Confining a narrative to the interior of a car would be hazardous with someone of less ingenuity than Acher. Not only does he break from "he said she said" witticisms with sweeping aerial shots of gridlocked traffic, but his camera every now and then casually explores various personalities in nearby cars who are similarly stuck. This wry social study recalled me to Julio Cortázar's 1966 story "The Southern Thruway", a compelling account of a traffic jam in the south of France that lasts for a couple of days (and on which Jean Luc Godard based his 1967 film Weekend). In his own deft style, Acher creates a microcosm of society by profiling a cluster of cars and their drivers stuck in L.A. freeway traffic.

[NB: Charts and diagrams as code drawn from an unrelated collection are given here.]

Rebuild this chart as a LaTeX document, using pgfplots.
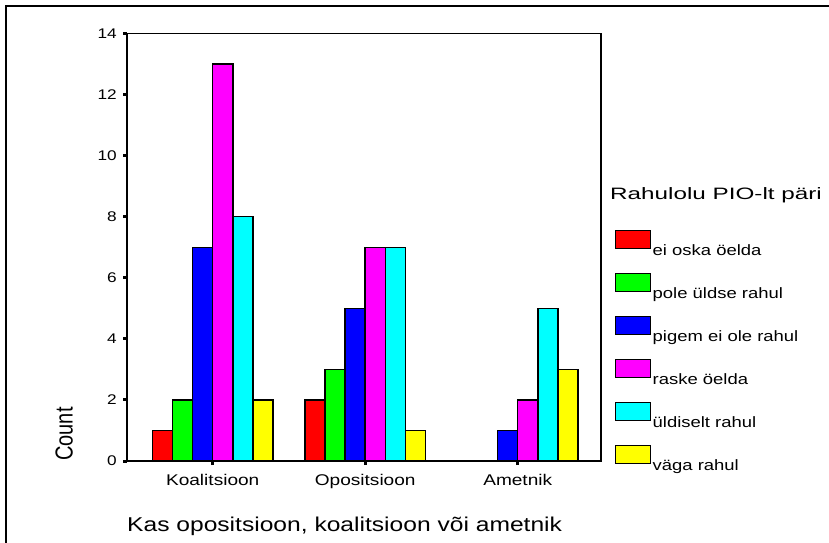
\documentclass[border=0pt]{standalone}
\usepackage{pgfplots}
\pgfplotsset{compat=1.18}
\usepackage{fontspec}
\setmainfont{Liberation Sans}[FakeStretch=1.23]
\newfontfamily\plainfont{Liberation Sans}
\newfontfamily\widefont{Liberation Sans}[FakeStretch=1.47]
\definecolor{cR}{RGB}{255,0,0}
\definecolor{cG}{RGB}{0,255,0}
\definecolor{cB}{RGB}{0,0,255}
\definecolor{cM}{RGB}{255,0,255}
\definecolor{cC}{RGB}{0,255,255}
\definecolor{cY}{RGB}{255,255,0}
\begin{document}
\begin{tikzpicture}
\useasboundingbox (0bp,0bp) rectangle (829bp,-543bp);
\draw[line width=2bp] (6bp,-543bp) -- (6bp,-5.5bp) -- (829bp,-5.5bp);
\begin{axis}[
  at={(127bp,-461bp)}, anchor=south west,
  scale only axis, width=474bp, height=427.5bp,
  xmin=-0.562, xmax=2.546, ymin=0, ymax=14,
  ytick={0,2,...,14},
  xtick={0,1,2}, xticklabels={Koalitsioon,Opositsioon,Ametnik},
  ybar=0pt, bar width=20.1bp,
  axis line style={line width=1.8bp},
  tick pos=left, tick align=outside, major tick length=4bp,
  tick style={line width=3bp, black},
  /pgf/number format/assume math mode=true,
  yticklabel style={font=\fontsize{14bp}{16bp}\selectfont, inner sep=0pt, anchor=east, xshift=-6bp},
  xticklabel style={font=\fontsize{15.5bp}{18bp}\selectfont, inner sep=0pt, anchor=north, yshift=-9bp},
  legend style={at={(1.02954,0.54035)}, anchor=north west, draw=none, fill=none,
    inner sep=0pt, outer sep=0pt, row sep=14bp, column sep=1.5bp,
    font=\fontsize{15bp}{18bp}\selectfont,
    nodes={inner sep=0pt, text depth=4bp}},
  legend cell align=left,
  every axis plot post/.append style={
    legend image code/.code={\draw[#1, line width=1.2bp] (0bp,3bp) rectangle (35bp,21bp);}},
]
\addplot[fill=cR, draw=black, line width=1.5bp] coordinates {(0,1) (1,2)};
\addplot[fill=cG, draw=black, line width=1.5bp] coordinates {(0,2) (1,3)};
\addplot[fill=cB, draw=black, line width=1.5bp] coordinates {(0,7) (1,5) (2,1)};
\addplot[fill=cM, draw=black, line width=1.5bp] coordinates {(0,13) (1,7) (2,2)};
\addplot[fill=cC, draw=black, line width=1.5bp] coordinates {(0,8) (1,7) (2,5)};
\addplot[fill=cY, draw=black, line width=1.5bp] coordinates {(0,2) (1,1) (2,3)};
\legend{ei oska öelda, pole üldse rahul, pigem ei ole rahul, raske öelda, üldiselt rahul, väga rahul}
\end{axis}
\node[anchor=base west, inner sep=0pt, font=\fontsize{20bp}{24bp}\selectfont] at (127bp,-531.7bp) {Kas opositsioon, koalitsioon või ametnik};
\node[anchor=base west, inner sep=0pt, font=\widefont\fontsize{16.5bp}{20bp}\selectfont] at (610bp,-199bp) {Rahulolu PIO-lt päri};
\node[rotate=90, anchor=base, inner sep=0pt, font=\plainfont\fontsize{20bp}{24bp}\selectfont] at (72.7bp,-434bp) {\scalebox{1}[1.23]{Count}};
\end{tikzpicture}
\end{document}
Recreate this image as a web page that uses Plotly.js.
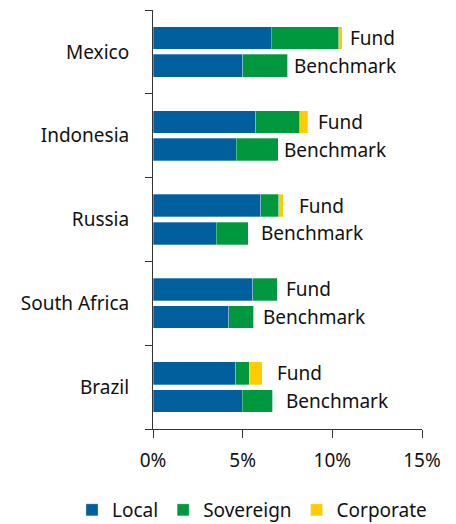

Creating this microcosm proved to be a major challenge for an indie film shot in 10 days. Anticipating a "Carmageddon " when Interstate 405—the largest highway in America—was shut down for construction, Acher excitedly hired a helicopter to film footage of the gridlock only to encounter slight traffic, drivers having been sufficiently warned away by dire predictions of the worst traffic jams in L.A. history. Through CG plates and parking lot recreations, Acher was able to visualize the traffic jam he expected from the closure of 405, thereby creating the context for a young man and a young woman to put on the brakes, then start up all over again.